A fair question and an honest article and my honest, if not entirely fair, response…
Why are 22 of the 24 new Amtrak writing residents white?
This year, a majority of those selected members are white, and many creatives aren’t happy about it.
Amtrak writes that “the residents offer a diverse representation of the writing community and hail from across the country.” There certainly is some representation of different backgrounds—lots of women, some LGBT writers, and some disabled writers, too. However, 22 of the 24 selected are white, and there is not a single black writer…
PS – Here’s the full text of my response:
Hi Jaya, I can only speak for myself as an individual judge. Indeed when I saw the photos of the winners yesterday for the first time when they were announced my heart sank. As you’ve said it’s diverse in so many other ways but there are no black faces. Obviously this wasn’t done intentionally. As a judge I had no clue of an applicant’s ethnicity, appearance, or with which affinity group they identify, unless they state it in their bio, artistic statement, or any autobiographical pieces they may have included with their writing samples. Judges aren’t given specific guidelines. Speaking for myself, I was looking first and foremost at the artistic merit of the sample, then their publication history that might qualify them as a professional writer pursing a writing career in earnest and not just as a hobby, and their statement on why this residency would be beneficial to them. Should the application be modified for future applicants and judges instructed more specifically to weigh race in the application process? Maybe so. These are issues faced by every theatre organization with which I’ve been involved as a board member, every screenwriting contest I’ve ever judged, any college admission portfolio I’ve been asked to evaluate. I can’t speak for Amtrak but I would suspect they’d be wide open to suggestions for best practices for how to improve the diversity of the judges as well as the applicant pool. Feel free to shoot me any followups. Happy to talk more.

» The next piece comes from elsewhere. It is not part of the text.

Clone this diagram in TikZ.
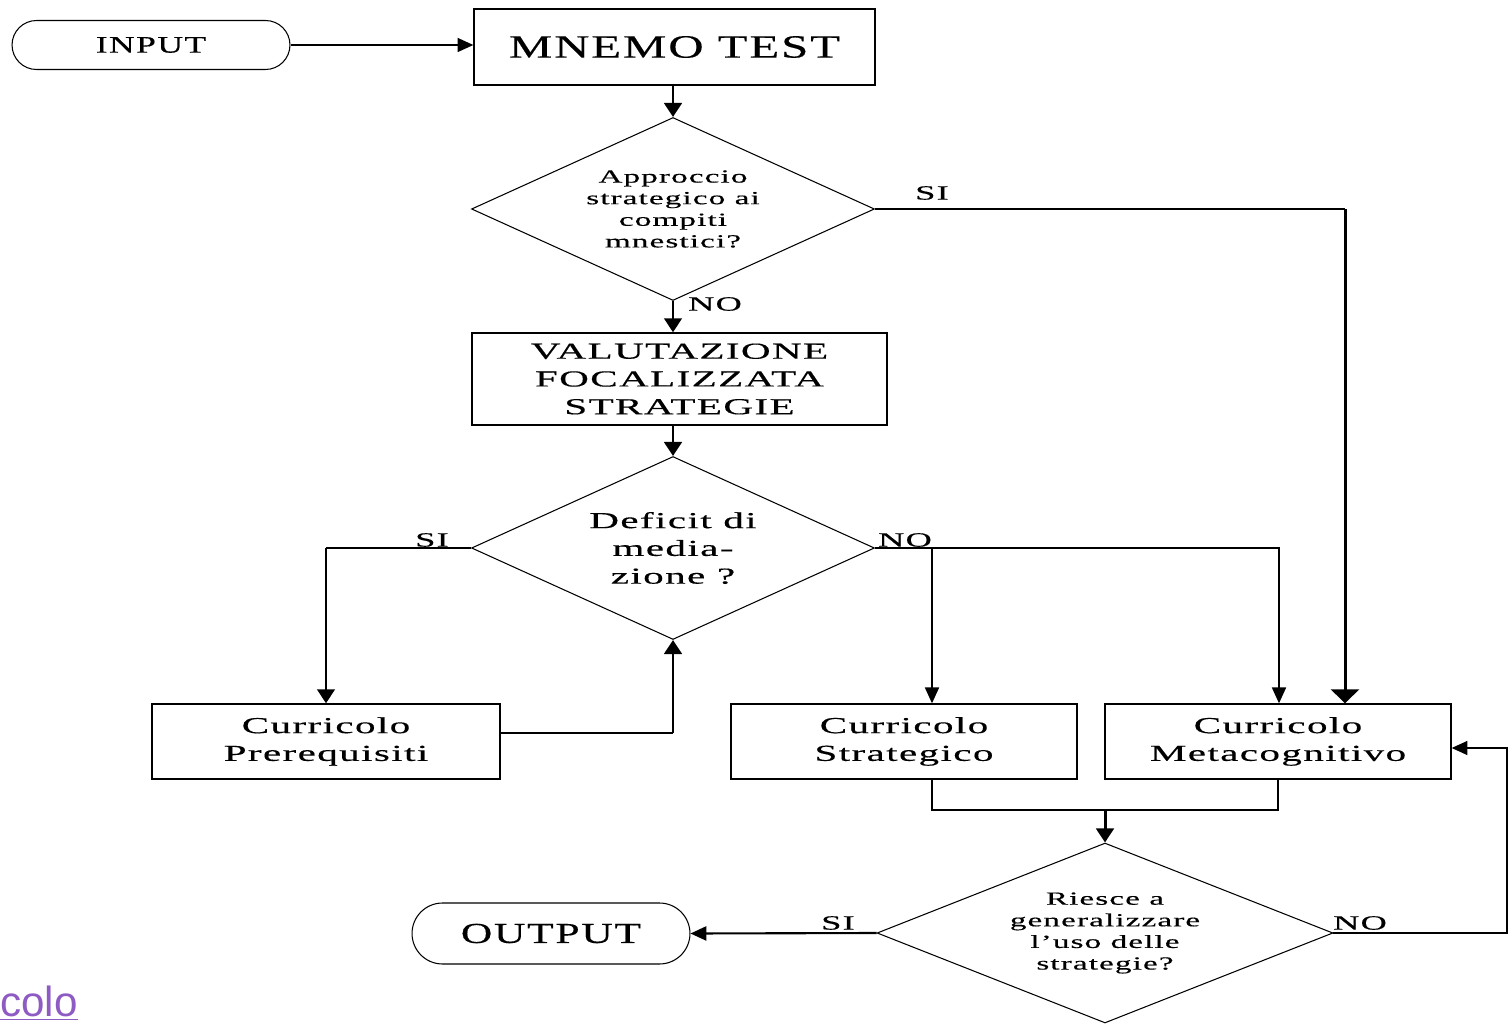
\documentclass[tikz,border=0pt]{standalone}
\usepackage{fontspec}
\usetikzlibrary{shapes.geometric,shapes.misc,arrows.meta,calc}
\setmainfont{Liberation Serif}[FakeStretch=1.5,LetterSpace=6,FakeBold=0.4]
\newfontfamily\widefont{Liberation Serif}[FakeStretch=1.8,LetterSpace=6,FakeBold=0.4]
\newfontfamily\linkfont{Liberation Sans}
\definecolor{linkpurple}{HTML}{8E5BC4}
\begin{document}
\begin{tikzpicture}[x=0.02cm,y=-0.02cm,
  every node/.style={inner sep=0pt,align=center},
  box/.style={draw,line width=0.8pt,rectangle},
  term/.style={draw,line width=0.6pt,rounded rectangle},
  test/.style={draw,line width=0.6pt,diamond},
  thin/.style={line width=0.8pt},
  bold/.style={line width=1.7pt},
  arr/.style={-{Triangle[length=9pt,width=8pt]}},
  barr/.style={-{Triangle[length=8pt,width=10pt]}},
  bigarr/.style={-{Triangle[length=8pt,width=16pt]}},
  lbl/.style={font=\widefont\fontsize{11.5}{12}\selectfont},
  big/.style={font=\widefont\fontsize{13}{15.8}\selectfont},
  small/.style={font=\widefont\fontsize{10.5}{12.3}\selectfont}]
\useasboundingbox (0,0) rectangle (1509,1024);

% terminals and process boxes
\node[term,minimum width=5.56cm,minimum height=0.98cm,font=\fontsize{13.5}{14}\selectfont] (in) at (151,45) {INPUT};
\node[box,minimum width=8.02cm,minimum height=1.52cm,font=\fontsize{18.5}{20}\selectfont] (mnemo) at (674.5,47) {MNEMO TEST};
\node[test,aspect=2.2,minimum width=8.06cm,minimum height=3.66cm,small] (d1) at (673,209) {Approccio\\strategico ai\\compiti\\mnestici?};
\node[box,minimum width=8.3cm,minimum height=1.84cm,big] (val) at (679.5,379) {VALUTAZIONE\\FOCALIZZATA\\STRATEGIE};
\node[test,aspect=2.2,minimum width=8.06cm,minimum height=3.66cm,big] (d2) at (673,548) {Deficit di\\media-\\zione ?};
\node[box,minimum width=6.96cm,minimum height=1.5cm,big] (pre) at (326,741.5) {Curricolo\\Prerequisiti};
\node[box,minimum width=6.92cm,minimum height=1.5cm,big] (str) at (904,741.5) {Curricolo\\Strategico};
\node[box,minimum width=6.92cm,minimum height=1.5cm,big] (met) at (1278,741.5) {Curricolo\\Metacognitivo};
\node[test,aspect=2.53,minimum width=9.12cm,minimum height=3.6cm,small] (d3) at (1105,933) {Riesce a\\generalizzare\\l’uso delle\\strategie?};
\node[term,minimum width=5.56cm,minimum height=1.22cm,font=\fontsize{16.5}{17}\selectfont] (out) at (551,933.5) {OUTPUT};

% branch labels
\node[lbl] (si1) at (932,193) {SI};
\node[lbl] (no1) at (715,304) {NO};
\node[lbl] (si2) at (432,540) {SI};
\node[lbl] (no2) at (905,540) {NO};
\node[lbl] (si3) at (838,923) {SI};
\node[lbl] (no3) at (1360,923) {NO};

% routing points
\coordinate (siturn) at (1345,209);
\coordinate (nob) at (932,548);
\coordinate (jn) at (1105,810);
\coordinate (nor) at (1507,933);

% connectors
\draw[thin,arr] (in.east) -- (in.east -| mnemo.west);
\draw[bold,barr] (d1.north |- mnemo.south) -- (d1.north);
\draw[line width=1.2pt] (d1.east) -- (siturn);
\draw[bold,bigarr] (siturn) -- (siturn |- met.north);
\draw[bold,barr] (d1.south) -- (d1.south |- val.north);
\draw[bold,barr] (d2.north |- val.south) -- (d2.north);
\draw[thin] (d2.west) -- (d2.west -| pre.north);
\draw[bold,barr] (d2.west -| pre.north) -- (pre.north);
\draw[thin,arr] (d2.east) -| ([xshift=0.02cm]met.north);
\draw[thin,arr] (nob) -- (nob |- str.north);
\draw[thin] ($(pre.east)+(0,-8.5)$) -- (d2.south |- {$(pre.east)+(0,-8.5)$});
\draw[bold,barr] (d2.south |- {$(pre.east)+(0,-8.5)$}) -- (d2.south);
\draw[thin] (nob |- str.south) -- (nob |- jn) -- (met.south |- jn) -- (met.south);
\draw[bold,barr] (jn) -- (d3.north);
\draw[line width=1.2pt,arr] (d3.west) -- (out.east);
\draw[thin,arr] (d3.east) -- (nor) |- ([yshift=-0.13cm]met.east);

% hyperlink fragment
\node[anchor=base west,font=\linkfont\fontsize{24}{26}\selectfont,text=linkpurple] (link) at (0,1016) {\underline{colo}};
\end{tikzpicture}
\end{document}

Now it can be told. This year I served as an Amtrak Writers Residency judge after being a recipient of a residency the previous year. The winners have just been announced. Last year I believe I was the only one of 24 writers who self-identified as a playwright or screenwriter. You’ll notice that this year there are several in the mix, not that I was the sole impetus for this but I was in there swinging. Some are recognizable heavy hitters and some are early career. Overall a good mix I think. If you’re a writer and haven’t entered this thing yet–why? I urge you to do so next year. It is unique and worthy and I’d love to see it continue to grow in scope and acceptance as an incubator for new work in all media.
Amtrak Residency Program Selects Writers
WASHINGTON, July 14, 2016 /PRNewswire-USNewswire/ — During the next year, selected members of the literary community will travel on Amtrak routes that crisscross the country and spend the time working on their writing projects, providing a unique journey and workspace as part of the #AmtrakResidency program.
This is the second group of writers selected for the program, which offers a travel experience with amazing scenery, an environment that fosters engaging connections, and the ability to explore and be inspired by the diversity of landscapes America has to offer.
“We are excited to build on the success of the residency program and offer a second group of writers a creative environment to focus on the work of their choice,” said Julia Quinn, Amtrak director of public relations. “Whether traveling for business or pleasure, passenger rail helps travelers avoid the frustrations and hurdles associated with other modes of transportation – continuously making Amtrak the smarter way to travel, which we are confident the writers will find inspiring.”
A diverse group of writers were selected for the residency program. About two writers per month will travel round trip on pre-selected (based on availability) trains, and cover all 15 of Amtrak’s long-distance routes. A complete list of selected residents and bios can be found on the Amtrak blog.
Applications were reviewed by a panel representing the literary community including published writers and former Amtrak Residents Lindsay Moran and Jeffrey Stanley, Amtrak Senior Vice President of Government Affairs & Corporate Communications Joe McHugh and writer and teacher Jessica Gross.
Gross, a Manhattan-based writer, traveled on the Lake Shore Limited as a trial run of the residency program and her support spurred the launch of the formal program in March 2014. Her piece, “Writing The Lake Shore Limited” was published by the Paris Review.
“My 2014 Amtrak residency from New York to Chicago and back was peaceful, contemplative, and so fruitful for my writing,” Gross said. “I’m delighted to have played a part in sending a new crop of writers on the rails this year.”